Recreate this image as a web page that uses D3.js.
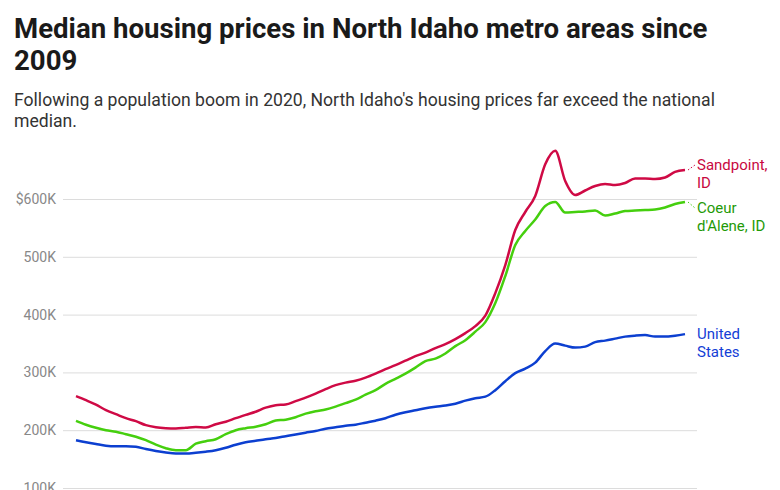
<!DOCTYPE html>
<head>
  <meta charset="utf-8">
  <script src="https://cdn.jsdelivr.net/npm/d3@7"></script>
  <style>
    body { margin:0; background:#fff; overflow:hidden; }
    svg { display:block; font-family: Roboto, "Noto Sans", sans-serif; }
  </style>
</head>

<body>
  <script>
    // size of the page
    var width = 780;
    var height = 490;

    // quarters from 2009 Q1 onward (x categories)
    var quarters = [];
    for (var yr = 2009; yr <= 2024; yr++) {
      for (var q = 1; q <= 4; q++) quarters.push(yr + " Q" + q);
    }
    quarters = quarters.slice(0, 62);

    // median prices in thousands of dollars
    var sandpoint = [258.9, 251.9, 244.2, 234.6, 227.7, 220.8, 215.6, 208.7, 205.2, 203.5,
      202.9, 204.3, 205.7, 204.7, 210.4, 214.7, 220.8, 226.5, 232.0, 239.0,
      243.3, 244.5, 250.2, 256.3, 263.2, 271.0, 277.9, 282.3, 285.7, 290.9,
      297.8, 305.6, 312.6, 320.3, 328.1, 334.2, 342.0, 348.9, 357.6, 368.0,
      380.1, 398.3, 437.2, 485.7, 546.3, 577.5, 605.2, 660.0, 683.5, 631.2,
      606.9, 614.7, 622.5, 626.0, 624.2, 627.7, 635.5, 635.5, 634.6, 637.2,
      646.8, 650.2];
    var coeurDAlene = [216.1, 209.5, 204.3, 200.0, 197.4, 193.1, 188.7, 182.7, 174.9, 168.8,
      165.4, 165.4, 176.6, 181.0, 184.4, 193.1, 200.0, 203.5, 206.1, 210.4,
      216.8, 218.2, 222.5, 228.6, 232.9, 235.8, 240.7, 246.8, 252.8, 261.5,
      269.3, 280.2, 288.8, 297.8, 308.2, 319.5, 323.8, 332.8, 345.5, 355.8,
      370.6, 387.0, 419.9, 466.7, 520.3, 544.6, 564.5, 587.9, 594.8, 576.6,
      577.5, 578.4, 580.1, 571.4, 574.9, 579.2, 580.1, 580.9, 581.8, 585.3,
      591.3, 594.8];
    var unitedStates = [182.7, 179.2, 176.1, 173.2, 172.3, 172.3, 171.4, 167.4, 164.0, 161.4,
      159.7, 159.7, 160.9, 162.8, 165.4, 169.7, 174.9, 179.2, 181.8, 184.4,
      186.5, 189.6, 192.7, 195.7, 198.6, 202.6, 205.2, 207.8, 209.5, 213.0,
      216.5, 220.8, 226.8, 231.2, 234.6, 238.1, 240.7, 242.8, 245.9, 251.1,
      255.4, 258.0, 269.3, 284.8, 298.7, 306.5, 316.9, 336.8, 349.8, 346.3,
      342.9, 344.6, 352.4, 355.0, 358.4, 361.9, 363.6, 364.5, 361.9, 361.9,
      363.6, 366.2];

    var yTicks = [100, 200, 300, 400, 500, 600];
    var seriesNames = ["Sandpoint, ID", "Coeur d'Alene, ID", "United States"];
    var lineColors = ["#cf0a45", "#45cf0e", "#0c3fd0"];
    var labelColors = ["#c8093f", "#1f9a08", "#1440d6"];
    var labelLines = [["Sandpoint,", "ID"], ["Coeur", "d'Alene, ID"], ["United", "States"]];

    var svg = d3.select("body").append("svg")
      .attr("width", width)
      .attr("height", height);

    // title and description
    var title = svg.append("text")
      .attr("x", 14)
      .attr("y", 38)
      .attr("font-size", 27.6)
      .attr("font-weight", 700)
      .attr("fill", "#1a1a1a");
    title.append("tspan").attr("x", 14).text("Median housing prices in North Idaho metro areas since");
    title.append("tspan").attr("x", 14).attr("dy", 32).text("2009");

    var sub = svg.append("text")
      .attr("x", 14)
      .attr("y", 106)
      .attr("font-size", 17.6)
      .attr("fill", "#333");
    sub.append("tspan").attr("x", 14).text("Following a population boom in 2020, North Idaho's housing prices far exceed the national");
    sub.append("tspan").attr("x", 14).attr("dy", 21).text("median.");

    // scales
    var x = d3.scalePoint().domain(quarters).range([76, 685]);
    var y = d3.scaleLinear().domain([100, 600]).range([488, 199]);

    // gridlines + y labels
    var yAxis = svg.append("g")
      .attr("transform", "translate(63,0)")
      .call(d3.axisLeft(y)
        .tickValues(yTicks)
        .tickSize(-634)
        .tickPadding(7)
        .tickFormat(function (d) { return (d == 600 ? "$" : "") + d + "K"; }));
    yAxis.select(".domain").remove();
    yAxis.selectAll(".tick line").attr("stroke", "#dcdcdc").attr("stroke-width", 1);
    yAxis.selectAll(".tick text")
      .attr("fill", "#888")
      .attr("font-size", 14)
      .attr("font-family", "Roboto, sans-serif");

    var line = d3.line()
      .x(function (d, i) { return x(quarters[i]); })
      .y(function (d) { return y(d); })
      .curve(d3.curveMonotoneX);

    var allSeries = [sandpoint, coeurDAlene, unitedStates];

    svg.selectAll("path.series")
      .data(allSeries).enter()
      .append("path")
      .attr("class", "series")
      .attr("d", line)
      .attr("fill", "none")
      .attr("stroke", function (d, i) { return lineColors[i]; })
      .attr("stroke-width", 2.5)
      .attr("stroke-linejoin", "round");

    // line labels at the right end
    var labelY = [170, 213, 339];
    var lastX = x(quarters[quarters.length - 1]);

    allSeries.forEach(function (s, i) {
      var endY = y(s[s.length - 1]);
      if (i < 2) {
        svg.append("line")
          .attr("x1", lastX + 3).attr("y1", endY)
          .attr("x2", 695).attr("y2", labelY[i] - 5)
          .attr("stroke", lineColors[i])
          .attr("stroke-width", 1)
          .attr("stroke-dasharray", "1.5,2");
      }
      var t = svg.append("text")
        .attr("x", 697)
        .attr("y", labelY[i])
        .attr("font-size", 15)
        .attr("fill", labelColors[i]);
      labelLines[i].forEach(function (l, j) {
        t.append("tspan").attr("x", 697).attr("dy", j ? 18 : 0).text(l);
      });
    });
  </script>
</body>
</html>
• • • • • • •
[EXERCISE INSTRUCTIONS]: Reproduce the material word for word. Any pictures should be left out of the copy.

[RESPONSE BELOW]:
Recreate this image as a web page that uses D3.js.
<!DOCTYPE html>
<head>
  <meta charset="utf-8">
  <script src="https://cdn.jsdelivr.net/npm/d3@7"></script>
  <style>
    body { margin:0; background:#fff; overflow:hidden; }
    svg { display:block; font-family: Roboto, "Noto Sans", sans-serif; }
  </style>
</head>

<body>
  <script>
    // size of the page
    var width = 780;
    var height = 490;

    // quarters from 2009 Q1 onward (x categories)
    var quarters = [];
    for (var yr = 2009; yr <= 2024; yr++) {
      for (var q = 1; q <= 4; q++) quarters.push(yr + " Q" + q);
    }
    quarters = quarters.slice(0, 62);

    // median prices in thousands of dollars
    var sandpoint = [258.9, 251.9, 244.2, 234.6, 227.7, 220.8, 215.6, 208.7, 205.2, 203.5,
      202.9, 204.3, 205.7, 204.7, 210.4, 214.7, 220.8, 226.5, 232.0, 239.0,
      243.3, 244.5, 250.2, 256.3, 263.2, 271.0, 277.9, 282.3, 285.7, 290.9,
      297.8, 305.6, 312.6, 320.3, 328.1, 334.2, 342.0, 348.9, 357.6, 368.0,
      380.1, 398.3, 437.2, 485.7, 546.3, 577.5, 605.2, 660.0, 683.5, 631.2,
      606.9, 614.7, 622.5, 626.0, 624.2, 627.7, 635.5, 635.5, 634.6, 637.2,
      646.8, 650.2];
    var coeurDAlene = [216.1, 209.5, 204.3, 200.0, 197.4, 193.1, 188.7, 182.7, 174.9, 168.8,
      165.4, 165.4, 176.6, 181.0, 184.4, 193.1, 200.0, 203.5, 206.1, 210.4,
      216.8, 218.2, 222.5, 228.6, 232.9, 235.8, 240.7, 246.8, 252.8, 261.5,
      269.3, 280.2, 288.8, 297.8, 308.2, 319.5, 323.8, 332.8, 345.5, 355.8,
      370.6, 387.0, 419.9, 466.7, 520.3, 544.6, 564.5, 587.9, 594.8, 576.6,
      577.5, 578.4, 580.1, 571.4, 574.9, 579.2, 580.1, 580.9, 581.8, 585.3,
      591.3, 594.8];
    var unitedStates = [182.7, 179.2, 176.1, 173.2, 172.3, 172.3, 171.4, 167.4, 164.0, 161.4,
      159.7, 159.7, 160.9, 162.8, 165.4, 169.7, 174.9, 179.2, 181.8, 184.4,
      186.5, 189.6, 192.7, 195.7, 198.6, 202.6, 205.2, 207.8, 209.5, 213.0,
      216.5, 220.8, 226.8, 231.2, 234.6, 238.1, 240.7, 242.8, 245.9, 251.1,
      255.4, 258.0, 269.3, 284.8, 298.7, 306.5, 316.9, 336.8, 349.8, 346.3,
      342.9, 344.6, 352.4, 355.0, 358.4, 361.9, 363.6, 364.5, 361.9, 361.9,
      363.6, 366.2];

    var yTicks = [100, 200, 300, 400, 500, 600];
    var seriesNames = ["Sandpoint, ID", "Coeur d'Alene, ID", "United States"];
    var lineColors = ["#cf0a45", "#45cf0e", "#0c3fd0"];
    var labelColors = ["#c8093f", "#1f9a08", "#1440d6"];
    var labelLines = [["Sandpoint,", "ID"], ["Coeur", "d'Alene, ID"], ["United", "States"]];

    var svg = d3.select("body").append("svg")
      .attr("width", width)
      .attr("height", height);

    // title and description
    var title = svg.append("text")
      .attr("x", 14)
      .attr("y", 38)
      .attr("font-size", 27.6)
      .attr("font-weight", 700)
      .attr("fill", "#1a1a1a");
    title.append("tspan").attr("x", 14).text("Median housing prices in North Idaho metro areas since");
    title.append("tspan").attr("x", 14).attr("dy", 32).text("2009");

    var sub = svg.append("text")
      .attr("x", 14)
      .attr("y", 106)
      .attr("font-size", 17.6)
      .attr("fill", "#333");
    sub.append("tspan").attr("x", 14).text("Following a population boom in 2020, North Idaho's housing prices far exceed the national");
    sub.append("tspan").attr("x", 14).attr("dy", 21).text("median.");

    // scales
    var x = d3.scalePoint().domain(quarters).range([76, 685]);
    var y = d3.scaleLinear().domain([100, 600]).range([488, 199]);

    // gridlines + y labels
    var yAxis = svg.append("g")
      .attr("transform", "translate(63,0)")
      .call(d3.axisLeft(y)
        .tickValues(yTicks)
        .tickSize(-634)
        .tickPadding(7)
        .tickFormat(function (d) { return (d == 600 ? "$" : "") + d + "K"; }));
    yAxis.select(".domain").remove();
    yAxis.selectAll(".tick line").attr("stroke", "#dcdcdc").attr("stroke-width", 1);
    yAxis.selectAll(".tick text")
      .attr("fill", "#888")
      .attr("font-size", 14)
      .attr("font-family", "Roboto, sans-serif");

    var line = d3.line()
      .x(function (d, i) { return x(quarters[i]); })
      .y(function (d) { return y(d); })
      .curve(d3.curveMonotoneX);

    var allSeries = [sandpoint, coeurDAlene, unitedStates];

    svg.selectAll("path.series")
      .data(allSeries).enter()
      .append("path")
      .attr("class", "series")
      .attr("d", line)
      .attr("fill", "none")
      .attr("stroke", function (d, i) { return lineColors[i]; })
      .attr("stroke-width", 2.5)
      .attr("stroke-linejoin", "round");

    // line labels at the right end
    var labelY = [170, 213, 339];
    var lastX = x(quarters[quarters.length - 1]);

    allSeries.forEach(function (s, i) {
      var endY = y(s[s.length - 1]);
      if (i < 2) {
        svg.append("line")
          .attr("x1", lastX + 3).attr("y1", endY)
          .attr("x2", 695).attr("y2", labelY[i] - 5)
          .attr("stroke", lineColors[i])
          .attr("stroke-width", 1)
          .attr("stroke-dasharray", "1.5,2");
      }
      var t = svg.append("text")
        .attr("x", 697)
        .attr("y", labelY[i])
        .attr("font-size", 15)
        .attr("fill", labelColors[i]);
      labelLines[i].forEach(function (l, j) {
        t.append("tspan").attr("x", 697).attr("dy", j ? 18 : 0).text(l);
      });
    });
  </script>
</body>
</html>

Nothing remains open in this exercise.